The Notice makes it clear that if loan payments have been suspended, they must begin again on the regular schedule in January 2021. There are numerous ways to interpret the provision about extension of the loan for one year, and the Notice acknowledges that there could be different methods of applying the rules. The Notice provides a “safe-harbor” method that is an acceptable way to apply the rules. Plans can re-amortize the balance due in January 2021, which must include interest on any suspended loan payments, for the period until the end of the original term of the loan plus one year. Loans can be re-amortized for this additional one-year period even if the loan payments were not suspended.
The Notice makes clear that plans are not required to allow suspension of loan payments or extension of the loan term. Plans can ignore these new rules and treat loans as becoming taxable as a deemed distribution if loan payments are not made timely under the terms of the plan and its existing loan policy. Interestingly, if a plan reports a deemed taxable distribution due to non-payment of a loan for a participant who is still employed and not eligible for an actual distribution, that distribution cannot be a CRD for which the favorable tax treatment will apply.

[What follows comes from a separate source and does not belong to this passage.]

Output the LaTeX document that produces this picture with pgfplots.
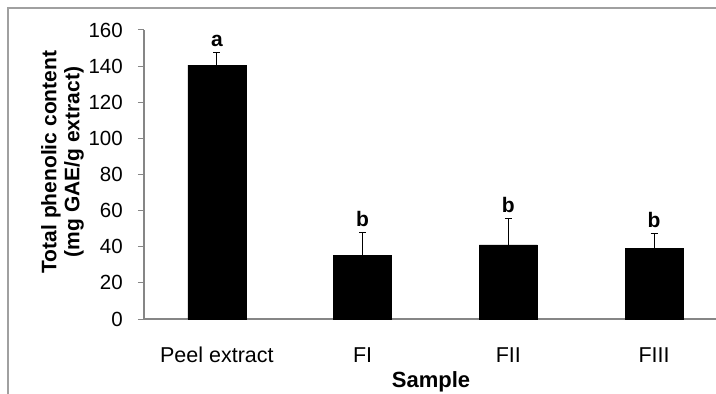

If a plan loan goes into default when the participant is permitted to take a distribution, such as at termination of employment, the loan is treated as an actual distribution and can be a CRD and take advantage of the favorable tax treatment.
Cancellation of Nonqualified Plan Deferrals
The Notice also states that a participant who takes a CRD will be treated as having taken a hardship distribution for purposes of being eligible to cease any nonqualified plan salary reduction contributions for the rest of 2020. Nonqualified plan contributions must be ceased and not reduced or delayed if this provision is used.
Employers will need to keep track of when and how they implement CRDs and loan suspensions in their retirement plans so that these can be documented properly in plan amendments. Plan amendments for these plan changes are required by the last day of the plan year beginning in 2022, or the plan year beginning in 2024 for government plans.